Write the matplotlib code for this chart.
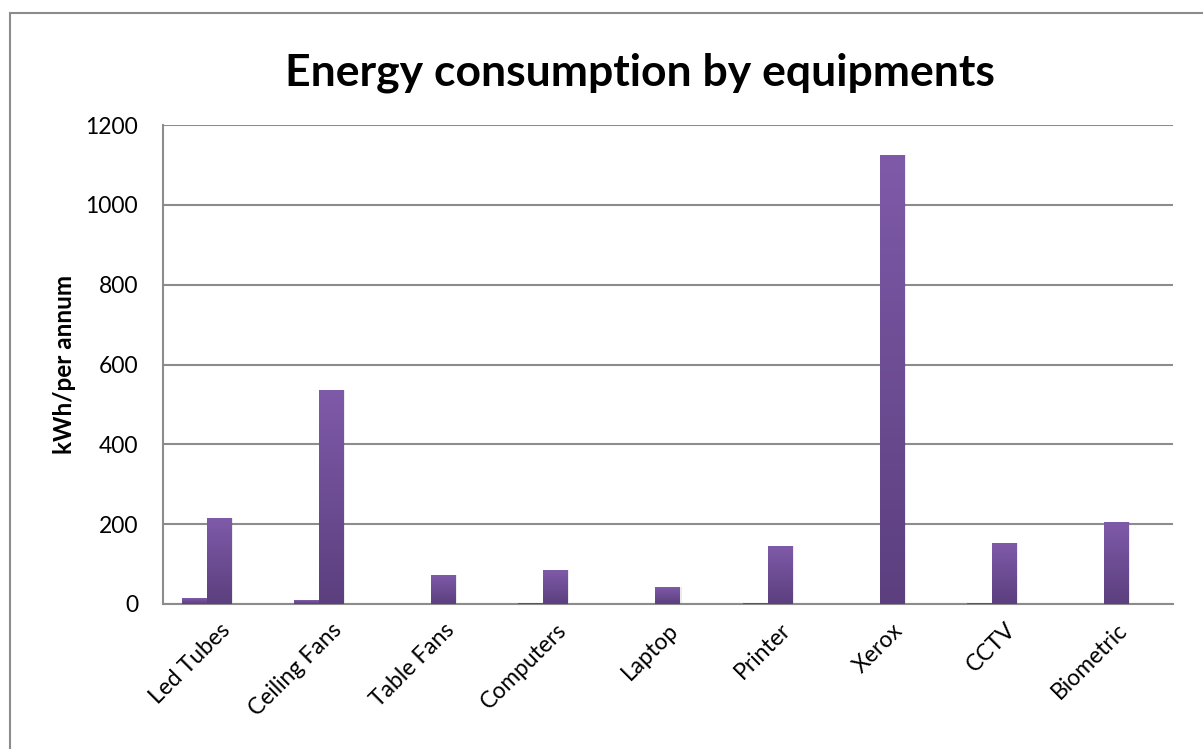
import numpy as np
import matplotlib
matplotlib.use('Agg')
import matplotlib.pyplot as plt
from matplotlib.colors import LinearSegmentedColormap
from matplotlib.patches import Rectangle

categories = ['Led Tubes', 'Ceiling Fans', 'Table Fans', 'Computers', 'Laptop',
              'Printer', 'Xerox', 'CCTV', 'Biometric']
series_small = [15, 10, 0, 3, 0, 3, 0, 3, 0]
series_main = [215, 537, 72, 85, 42, 145, 1125, 152, 205]
series_third = [0, 0, 0, 0, 0, 0, 0, 0, 0]
y_ticks = [0, 200, 400, 600, 800, 1000, 1200]

plt.rcParams['font.family'] = ['Lato', 'DejaVu Sans']

fig = plt.figure(figsize=(12.03, 7.49), dpi=100)
ax = fig.add_axes([0.1355, 0.1936, 0.8395, 0.6395])

# chart area border
fig.patches.append(Rectangle((0.008, -0.01), 1.2, 0.993, transform=fig.transFigure,
                             fill=False, edgecolor='#8c8c8c', linewidth=1.5))

grad = LinearSegmentedColormap.from_list('purp', ['#5b3f7e', '#7f5aa9'])
gimg = np.linspace(0, 1, 256).reshape(-1, 1)

x = np.arange(len(categories))
width = 1 / 4.5
for off, vals in zip([-1, 0, 1], [series_small, series_main, series_third]):
    for xi, v in zip(x, vals):
        if v <= 0:
            continue
        x0 = xi + off * width - width / 2
        # soft shadow
        ax.add_patch(Rectangle((x0 + 0.01, 0), width, v, facecolor='#000000',
                               alpha=0.08, edgecolor='none', zorder=2))
        bar = ax.bar(xi + off * width, v, width, color='none', zorder=3)[0]
        im = ax.imshow(gimg, cmap=grad, origin='lower', aspect='auto',
                       extent=(x0, x0 + width, 0, v), zorder=3)
        im.set_clip_path(bar)

ax.set_xlim(-0.5, len(categories) - 0.5)
ax.set_ylim(0, 1200)
ax.set_yticks(y_ticks)
ax.set_yticklabels([str(t) for t in y_ticks], fontsize=16.5)
ax.set_xticks(x)
ax.set_xticklabels(categories, fontsize=16.5, rotation=45, ha='right',
                   rotation_mode='anchor')
ax.tick_params(length=0)
ax.tick_params(axis='y', pad=18)
ax.tick_params(axis='x', pad=11)
ax.yaxis.grid(True, color='#8c8c8c', linewidth=1.5, zorder=0)
ax.set_axisbelow(True)
for s in ['top', 'right']:
    ax.spines[s].set_visible(False)
for s in ['left', 'bottom']:
    ax.spines[s].set_color('#8c8c8c')
    ax.spines[s].set_linewidth(1.5)

ax.set_ylabel('kWh/per annum', fontsize=17.5, fontweight='bold', labelpad=7)
fig.text(0.532, 0.903, 'Energy consumption by equipments', fontsize=32,
         fontweight='bold', ha='center', va='center')

fig.savefig('out.png', dpi=100)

-------

▶ Problem to solve
Copy nothing but the lines from the top of the material through the line holding "fill=False, edgecolor='#8c8c8c', linewidth=1.5))", exactly as written; omit pictures.

▶ Solution below
Write the matplotlib code for this chart.
import numpy as np
import matplotlib
matplotlib.use('Agg')
import matplotlib.pyplot as plt
from matplotlib.colors import LinearSegmentedColormap
from matplotlib.patches import Rectangle

categories = ['Led Tubes', 'Ceiling Fans', 'Table Fans', 'Computers', 'Laptop',
              'Printer', 'Xerox', 'CCTV', 'Biometric']
series_small = [15, 10, 0, 3, 0, 3, 0, 3, 0]
series_main = [215, 537, 72, 85, 42, 145, 1125, 152, 205]
series_third = [0, 0, 0, 0, 0, 0, 0, 0, 0]
y_ticks = [0, 200, 400, 600, 800, 1000, 1200]

plt.rcParams['font.family'] = ['Lato', 'DejaVu Sans']

fig = plt.figure(figsize=(12.03, 7.49), dpi=100)
ax = fig.add_axes([0.1355, 0.1936, 0.8395, 0.6395])

# chart area border
fig.patches.append(Rectangle((0.008, -0.01), 1.2, 0.993, transform=fig.transFigure,
                             fill=False, edgecolor='#8c8c8c', linewidth=1.5))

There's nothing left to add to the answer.